Mit der Triangulation wird in der deutschsprachigen Geschichtsdidaktik erstmals ein bisher lediglich geforderter Forschungszugang verwirklicht: die Kombination der Urteile verschiedener Beteiligter oder Beobachter aus unterschiedlichen Perspektiven. Das Verfahren ist beispielsweise in der Medizin und der Jurisprudenz längst gebräuchlich. Die Fachdiskussion wird sich angesichts deutlicher Ergebnisse zur empirischen Identifikation und Analyse gelungener Praxisfälle mit der Plausibilität dieses Vorgehens zu beschäftigen haben.

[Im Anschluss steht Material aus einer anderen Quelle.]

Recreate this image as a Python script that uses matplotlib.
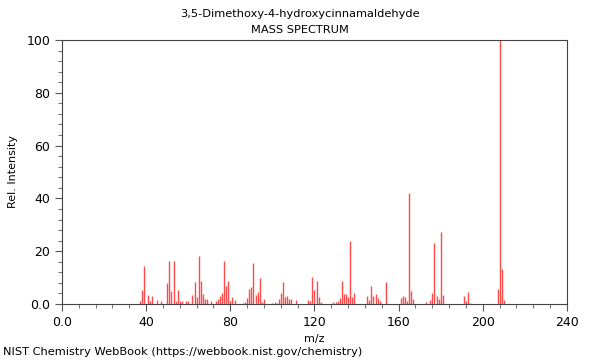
import matplotlib
matplotlib.use('Agg')
import matplotlib.pyplot as plt
from matplotlib.ticker import MultipleLocator, FuncFormatter

# m/z and relative intensity
mz = [37, 38, 39, 41, 42, 43, 45, 47, 50, 51, 52, 53, 54, 55, 56, 57, 59, 60,
      62, 63, 64, 65, 66, 67, 68, 69, 71, 73, 74, 75, 76, 77, 78, 79, 80, 81,
      82, 86, 87, 88, 89, 90, 91, 92, 93, 94, 95, 96, 100, 101, 102, 103, 104,
      105, 106, 107, 108, 109, 111, 117, 118, 119, 120, 121, 122, 123, 129,
      130, 131, 132, 133, 134, 135, 136, 137, 138, 139, 145, 146, 147, 148,
      149, 150, 151, 154, 161, 162, 163, 164, 165, 166, 167, 173, 175, 176,
      177, 178, 179, 180, 181, 191, 192, 193, 194, 207, 208, 209, 210]
intensity = [1.0, 5.3, 14.5, 3.4, 1.0, 3.0, 1.5, 1.0, 8.0, 16.4, 4.8, 16.4,
             1.3, 5.3, 1.0, 1.0, 1.0, 1.0, 3.5, 8.5, 2.8, 18.0, 8.8, 3.8, 2.0,
             2.0, 1.0, 1.0, 2.0, 3.0, 4.0, 16.4, 7.0, 8.8, 1.3, 2.5, 1.6, 0.5,
             0.6, 2.3, 5.6, 6.6, 15.5, 3.4, 4.5, 9.7, 0.9, 2.0, 0.5, 0.6, 0.5,
             2.0, 4.0, 8.3, 2.5, 3.0, 2.0, 2.0, 1.5, 1.5, 1.3, 10.1, 5.3, 8.6,
             2.5, 0.6, 0.7, 0.9, 1.3, 2.3, 8.8, 3.8, 3.8, 2.6, 24.0, 2.8, 4.0,
             3.1, 1.6, 7.0, 3.0, 3.6, 2.3, 1.0, 8.3, 2.4, 3.1, 2.5, 1.3, 42.0,
             4.9, 1.8, 0.8, 1.5, 4.0, 23.0, 3.0, 1.8, 27.3, 3.4, 3.0, 1.0, 4.5,
             0.5, 5.8, 100.0, 13.3, 1.6]

fig = plt.figure(figsize=(6, 3.6), dpi=100)
ax = fig.add_axes([0.1033, 0.1556, 0.8417, 0.7333])
ax.vlines(mz, 0, intensity, color='#ff4a4a', linewidth=1.0)

ax.set_xlim(0, 240)
ax.set_ylim(0, 100)
ax.xaxis.set_major_locator(MultipleLocator(40))
ax.xaxis.set_minor_locator(MultipleLocator(8))
ax.yaxis.set_major_locator(MultipleLocator(20))
ax.yaxis.set_minor_locator(MultipleLocator(4))
fmt = FuncFormatter(lambda v, p: '0.0' if v == 0 else '%d' % v)
ax.xaxis.set_major_formatter(fmt)
ax.yaxis.set_major_formatter(fmt)
ax.tick_params(which='major', length=5, width=0.8, color='#555555', labelsize=9)
ax.tick_params(which='minor', length=3, width=0.8, color='#777777')
for s in ax.spines.values():
    s.set_color('#444444')
    s.set_linewidth(0.8)

ax.set_xlabel('m/z', fontsize=8, labelpad=4)
ax.set_ylabel('Rel. Intensity', fontsize=8, labelpad=6)
fig.text(0.5, 0.961, '3,5-Dimethoxy-4-hydroxycinnamaldehyde', ha='center', va='center', fontsize=8.2)
fig.text(0.5, 0.917, 'MASS SPECTRUM', ha='center', va='center', fontsize=8.2)
fig.text(0.005, 0.022, 'NIST Chemistry WebBook (https://webbook.nist.gov/chemistry)',
         ha='left', va='center', fontsize=8.2)

fig.savefig('out.png', dpi=100)
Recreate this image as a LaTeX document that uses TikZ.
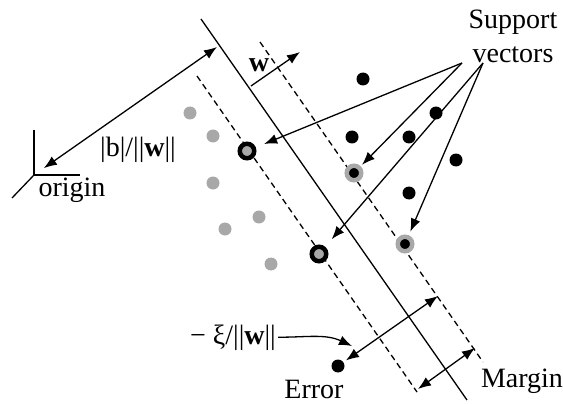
\documentclass[tikz,border=0pt]{standalone}
\usepackage{fontspec}
\setmainfont{Liberation Serif}
\usetikzlibrary{arrows.meta, positioning}

\begin{document}
\begin{tikzpicture}[
        x=1pt, y=-1pt,
        font=\fontsize{28}{34}\selectfont,
        negdot/.style={circle, fill=black!34, minimum size=13pt, inner sep=0pt},
        posdot/.style={circle, fill=black, minimum size=13pt, inner sep=0pt},
        negsv/.style={circle, fill=black!34, draw=black, line width=4.5pt, minimum size=14.5pt, inner sep=0pt},
        possv/.style={circle, fill=black, draw=black!34, line width=4.5pt, minimum size=14.5pt, inner sep=0pt},
        txt/.style={inner sep=2pt},
        line/.style={draw, line width=1.3pt, -{Latex[length=13pt,width=10pt]}},
        dline/.style={draw, line width=1.3pt, {Latex[length=13pt,width=10pt]}-{Latex[length=13pt,width=10pt]}},
        margin/.style={draw, line width=1.3pt, dash pattern=on 6pt off 4pt}
    ]
    \useasboundingbox (0,0) rectangle (563,404);

    % Hyperplane and margins
    \draw[line width=1.3pt] (201,19) -- (467,400);
    \path[margin] (197,76) -- (417,392);
    \path[margin] (260,42) -- (483,362);

    % Origin
    \coordinate (orig) at (34,175);
    \draw[line width=1.3pt] (orig) ++(0,-45) -- (orig) -- ++(46,0);
    \draw[line width=1.3pt] (orig) -- ++(-22,23);
    \node[txt, anchor=base] (olabel) at (72,196) {origin};

    % Points
    \foreach \p [count=\i] in {(190,113),(213,136),(213,183),(225,229),(259,217),(271,264)}
        \node[negdot] (m\i) at \p {};
    \foreach \p [count=\i] in {(363,79),(352,137),(409,137),(436,113),(456,160),(409,193)}
        \node[posdot] (p\i) at \p {};
    \node[negsv] (sv1) at (247,151) {};
    \node[negsv] (sv2) at (319,254) {};
    \node[possv] (sv3) at (354,173) {};
    \node[possv] (sv4) at (405,244) {};
    \node[posdot] (err) at (338,366) {};

    % Labels
    \node[txt, anchor=base] (blabel) at (138,157) {|b|/||\textbf{w}||};
    \node[txt, anchor=base] (wlabel) at (259,72) {\textbf{w}};
    \node[txt, align=center] (svlabel) at (513,36) {Support\\vectors};
    \node[txt, anchor=base] (xilabel) at (233,344) {− ξ/||\textbf{w}||};
    \node[txt, anchor=base] (elabel) at (314,398) {Error};
    \node[txt, anchor=base] (mlabel) at (522,387) {Margin};

    % Arrows
    \coordinate (hp) at (217,47);
    \path[dline, shorten >=12pt] (hp) -- (orig);
    \coordinate (wa) at (251,86);
    \coordinate (wb) at (300,52);
    \path[line] (wa) -- (wb);
    \coordinate (sva) at (462,63);
    \coordinate (svb) at (483,63);
    \path[line, shorten >=9pt] (sva) -- (sv1);
    \path[line, shorten >=2pt] (sva) -- (sv3);
    \path[line, shorten >=10pt] (svb) -- (sv2);
    \path[line, shorten >=4pt] (svb) -- (sv4);
    \coordinate (ea) at (438,296);
    \path[dline, shorten <=3pt] (err) -- (ea);
    \coordinate (ma) at (418,389);
    \coordinate (mb) at (475,348);
    \path[dline] (ma) -- (mb);
    \coordinate (xitip) at (352,346);
    \path[line] (xilabel.east) to[out=0, in=155] (xitip);
\end{tikzpicture}
\end{document}
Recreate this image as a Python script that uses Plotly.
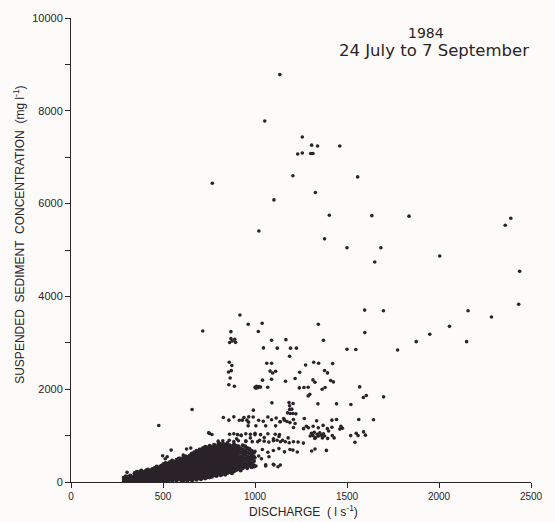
import plotly.graph_objects as go

# ---- data (discharge l/s, concentration mg/l) ----
# dense low-discharge cloud: discharge column -> concentrations
cloud_q = [288, 298, 310, 322, 334, 346, 358, 370, 382, 394, 406, 418, 430, 442, 454, 466,
           478, 490, 502, 514, 526, 538, 550, 562, 574, 586, 598, 610, 622, 634, 646, 658,
           670, 682, 694, 706, 718, 730, 742, 754, 766, 778, 790, 802, 814, 826, 838, 850,
           862, 874, 886, 898, 910, 922, 934, 946, 958, 970, 982, 994]
cloud_c = [
    [15, 55, 95], [5, 40, 80, 120], [25, 70, 110], [0, 45, 90, 140], [15, 60, 105],
    [30, 85, 150, 190], [5, 55, 115, 175, 220], [35, 95, 160, 210], [10, 70, 130, 185, 245],
    [40, 100, 155, 215], [0, 60, 120, 180, 235], [25, 85, 145, 205, 265], [10, 65, 125, 190, 245],
    [35, 95, 160, 220, 280], [5, 60, 120, 180, 240, 300], [25, 85, 150, 210, 270, 330],
    [10, 70, 130, 195, 255, 315], [40, 100, 160, 225, 285, 350], [15, 75, 135, 200, 260, 320, 385],
    [45, 105, 170, 230, 290, 355, 410], [20, 80, 140, 205, 265, 330, 395],
    [55, 115, 175, 240, 300, 365, 430], [30, 90, 150, 215, 275, 340, 400, 460],
    [60, 120, 185, 245, 310, 370, 435], [35, 95, 160, 220, 285, 345, 410, 475],
    [70, 130, 195, 255, 320, 380, 445, 505], [45, 105, 170, 230, 295, 355, 420, 480],
    [30, 80, 140, 205, 265, 330, 390, 455, 520], [55, 115, 180, 240, 305, 365, 430, 495, 555],
    [40, 90, 150, 215, 275, 340, 400, 465, 530], [65, 125, 190, 250, 315, 375, 440, 505, 570],
    [40, 100, 160, 225, 285, 350, 410, 475, 540, 600], [75, 135, 200, 260, 325, 385, 450, 515, 580, 640],
    [50, 110, 170, 235, 295, 360, 420, 485, 550, 615, 670], [85, 145, 210, 270, 335, 395, 460, 525, 590, 650],
    [60, 120, 180, 245, 305, 370, 430, 495, 560, 625, 700], [95, 155, 220, 280, 345, 405, 470, 535, 600, 665, 730],
    [80, 130, 190, 255, 315, 380, 440, 505, 570, 635, 700, 760], [105, 165, 230, 290, 355, 415, 480, 545, 610, 675, 740],
    [100, 140, 200, 265, 325, 390, 450, 515, 580, 645, 710, 780], [115, 175, 240, 300, 365, 425, 490, 555, 620, 690, 750],
    [150, 210, 275, 335, 400, 460, 525, 590, 655, 720, 800], [130, 190, 250, 315, 375, 440, 500, 565, 630, 700, 770],
    [165, 225, 290, 350, 415, 475, 540, 605, 670, 740, 820], [145, 205, 270, 330, 395, 455, 520, 585, 650, 720, 790],
    [180, 240, 305, 365, 430, 490, 555, 620, 690, 760, 830], [160, 220, 285, 345, 410, 470, 535, 600, 665, 735, 800],
    [195, 255, 320, 380, 445, 505, 570, 635, 705, 775, 840], [215, 275, 340, 400, 465, 525, 590, 655, 720, 790],
    [190, 250, 315, 375, 440, 500, 565, 630, 700, 770], [230, 290, 355, 415, 480, 540, 605, 670, 745, 810],
    [260, 320, 385, 445, 510, 575, 640, 710, 780], [285, 350, 420, 490, 560, 630, 700, 770],
    [250, 330, 410, 480, 555, 640, 720], [300, 380, 460, 540, 620, 700, 790],
    [330, 410, 500, 590, 680, 770], [300, 380, 460, 550, 640, 730], [350, 430, 520, 610, 700],
    [320, 400, 490, 580, 670], [360, 450, 540, 630],
]

# individually read scattered points
scatter_q = [
    1135, 1053, 1257, 1308, 1340, 1461, 1232, 1257, 1303, 1315, 1206, 768, 1558, 1328, 1103,
    1404, 1635, 1837, 2360, 2390, 1021, 1378, 1500, 1684, 1651, 2004, 2438,
    918, 963, 1039, 1018, 716, 869, 869, 890, 876, 862, 894, 1090, 1168, 1046, 1121, 1193,
    1225, 1188, 1344, 1372, 1596, 1698, 1597, 1500, 1548, 1775, 1876, 1950, 2057, 2158, 2150,
    2285, 2433,
    860, 874, 871, 856, 865, 858, 888,
    1064, 1090, 1082, 1096, 1112, 1041, 1090, 1166, 1218, 1243, 1275, 1319, 1346, 1422, 1378,
    1394, 1315, 1326, 1411, 1426,
    1000, 1008, 1015, 1022, 1030, 1005,
    1069, 1241, 1266, 1289, 1289, 1298, 1365, 1381, 1569, 1589, 1605, 1699, 1092, 1342, 1443, 1521,
    1185, 1207, 1188, 1200, 1188, 1177, 1206, 1191, 1222,
    991, 658, 477,
    1156, 1174, 1138, 1209, 1218, 1209, 1268, 1335, 1418, 1443, 1564, 1644,
    1316, 1279, 1264, 1290, 1344, 1370, 1393, 1418, 1467, 1475, 1461,
    1307, 1315, 1322, 1330, 1338, 1345, 1352, 1360, 1366, 1372, 1378, 1325, 1300,
    1400, 1420, 1430, 1395, 1520, 1550, 1560, 1600, 1590,
    1543, 1138, 1165, 1186, 1209, 1234, 1263, 1206, 1230, 1308, 1326, 1388, 1138,
    900, 915, 940, 960, 980, 1000, 1020, 1035, 1058, 1100, 1125,
    915, 940, 965, 990, 1020, 1045, 1070, 1090, 1115, 1135, 1160, 1190,
    900, 925, 950, 975, 1000, 1025, 1050, 1075, 1100, 1130, 1150, 1180,
    910, 940, 970, 1000, 1040, 1070, 1100, 1130, 1160, 1190,
    828, 858, 885, 931, 956, 966,
    963, 1005, 1058, 1112,
    862, 885, 905, 925, 950, 975, 1000, 1030, 1070, 1110, 1133,
    800, 825, 860, 885, 910, 950, 985, 1015, 1050, 1100, 1120,
    752, 766, 748, 807,
    544, 498, 512, 523, 628, 651, 656, 610, 594, 629, 615, 677, 698, 704,
    305, 369, 381, 402, 410, 399, 447, 465, 477,
    934, 970, 1005, 1058, 1103, 934, 970, 996, 1076,
]
scatter_c = [
    8780, 7780, 7435, 7260, 7240, 7240, 7070, 7090, 7080, 7080, 6600, 6440, 6575, 6240, 6080,
    5750, 5740, 5730, 5535, 5685, 5410, 5240, 5050, 5050, 4740, 4870, 4540,
    3600, 3400, 3420, 3245, 3255, 3240, 3090, 3075, 3040, 3005, 3010, 3055, 3068, 2890, 2885, 2885,
    2885, 2710, 3400, 3055, 3705, 3690, 3220, 2860, 2855, 2845, 3025, 3185, 3355, 3690, 3025,
    3555, 3830,
    2580, 2510, 2400, 2370, 2240, 2095, 2065,
    2560, 2560, 2390, 2350, 2387, 2195, 2215, 2172, 2229, 2366, 2523, 2581, 2559, 2552, 2402,
    2351, 2200, 2150, 2187, 2157,
    2040, 2060, 2030, 2055, 2045, 2020,
    2043, 2028, 2036, 2043, 1856, 1892, 2000, 2036, 2050, 1821, 1864, 1835, 1706, 1684, 1684, 1671,
    1714, 1692, 1641, 1570, 1563, 1490, 1477, 1477, 1469,
    1548, 1563, 1219,
    1370, 1305, 1297, 1348, 1262, 1176, 1370, 1318, 1333, 1348, 1348, 1340,
    1200, 1200, 1150, 1170, 1170, 1220, 1150, 1180, 1200, 1160, 1140,
    1050, 1000, 1070, 960, 1030, 990, 1060, 1010, 950, 1040, 990, 940, 990,
    1100, 1000, 950, 940, 1000, 1050, 1000, 1010, 1080,
    854, 867, 867, 845, 867, 860, 838, 688, 645, 667, 710, 681, 366,
    560, 520, 600, 480, 540, 520, 560, 500, 370, 380, 330,
    1330, 1390, 1290, 1400, 1330, 1310, 1400, 1340, 1380, 1300, 1330, 1280,
    930, 1000, 880, 950, 1020, 900, 960, 860, 930, 980, 900, 950,
    700, 640, 720, 660, 700, 640, 680, 720, 650, 700,
    1391, 1333, 1404, 1333, 1333, 1404,
    1210, 1210, 1210, 1210,
    1030, 1040, 1020, 1010, 1040, 1030, 1050, 1020, 1040, 1030, 1020,
    880, 890, 900, 870, 890, 880, 870, 870, 880, 890, 900,
    1047, 1025, 1060, 832,
    688, 566, 501, 544, 710, 731, 617, 581, 510, 538, 437, 544, 703, 617,
    208, 208, 240, 201, 258, 150, 222, 258, 222,
    344, 387, 344, 344, 366, 366, 402, 330, 544,
]

x_ticks = [0, 500, 1000, 1500, 2000, 2500]
y_ticks = [0, 1000, 2000, 3000, 4000, 5000, 6000, 7000, 8000, 9000, 10000]
y_tick_text = ["0", "", "2000", "", "4000", "", "6000", "", "8000", "", "10000"]

# ---- build ----
blob_q = [q for q, cs in zip(cloud_q, cloud_c) for _ in cs]
blob_c = [c for cs in cloud_c for c in cs]

ink = "#2a2327"
bg = "#fcfbf9"
font_main = "Liberation Sans, Arial, sans-serif"

fig = go.Figure()
fig.add_trace(go.Scatter(
    x=blob_q, y=blob_c, mode="markers",
    marker=dict(size=4.2, color=ink, line=dict(width=0)),
    showlegend=False, hoverinfo="x+y",
))
fig.add_trace(go.Scatter(
    x=scatter_q, y=scatter_c, mode="markers",
    marker=dict(size=3.6, color=ink, line=dict(width=0)),
    showlegend=False, hoverinfo="x+y",
))

axis_common = dict(
    showgrid=False, zeroline=False, showline=True, linecolor=ink, linewidth=1,
    ticks="outside", tickcolor=ink, tickwidth=1, ticklen=5,
)
fig.update_xaxes(range=[0, 2500], tickvals=x_ticks, ticktext=[str(v) for v in x_ticks],
                 tickfont=dict(family=font_main, size=10, color=ink), **axis_common)
fig.update_yaxes(range=[0, 10000], tickvals=y_ticks, ticktext=y_tick_text,
                 tickfont=dict(family=font_main, size=11, color=ink), **axis_common)

fig.add_annotation(xref="paper", yref="paper", x=-0.1128, y=0.533, textangle=-90,
                   text="SUSPENDED  SEDIMENT  CONCENTRATION  (mg l<sup>-1</sup>)",
                   showarrow=False, xanchor="center", yanchor="middle",
                   font=dict(family=font_main, size=12, color=ink))
fig.add_annotation(xref="paper", yref="paper", x=0.506, y=-0.062,
                   text="DISCHARGE  ( l s<sup>-1</sup>)",
                   showarrow=False, xanchor="center", yanchor="middle",
                   font=dict(family=font_main, size=12, color=ink))
fig.add_annotation(xref="paper", yref="paper", x=0.772, y=0.968, text="1984",
                   showarrow=False, xanchor="center", yanchor="middle",
                   font=dict(family="DejaVu Sans, sans-serif", size=14, color=ink))
fig.add_annotation(xref="paper", yref="paper", x=0.789, y=0.929, text="24 July to 7 September",
                   showarrow=False, xanchor="center", yanchor="middle",
                   font=dict(family="DejaVu Sans, sans-serif", size=16.5, color=ink))

fig.update_layout(
    width=555, height=522,
    margin=dict(l=71, r=14, t=17, b=40),
    paper_bgcolor=bg, plot_bgcolor=bg,
)

fig.write_html("out.html")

In der geschichtsdidaktischen Empirie kann es keine Ausschließlichkeit von quantitativen oder qualitativen Untersuchungen, von statistischen oder hermeneutischen Verfahren geben. Gerade die Zusammenschau ermöglicht es, gute Geschichtsstunden zu beschreiben und anhand der aus den Gütekriterien hergeleiteten Güteprofile valide zu beurteilen.

Die Bedeutung der Arbeit geht weit über ihren Beitrag zur nutzerorientierten Forschung über den Geschichtsunterricht als schulische Institution hinaus. Es ist durchaus zu erwarten, dass Peter Gautschis Prozess- und Strukturmodell, sein Kompetenzmodell und seine Gütekriterien sich auch in außerschulischen Formen des historischen Lernens als Kriterien zur Beobachtung, Bewertung und produktiven Konstruktion bewähren können. Von den abschließend skizzierten Forschungsvorschlägen haben wir noch eine Menge an vertieften und erweiterten Kenntnissen für die Disziplin zu erwarten.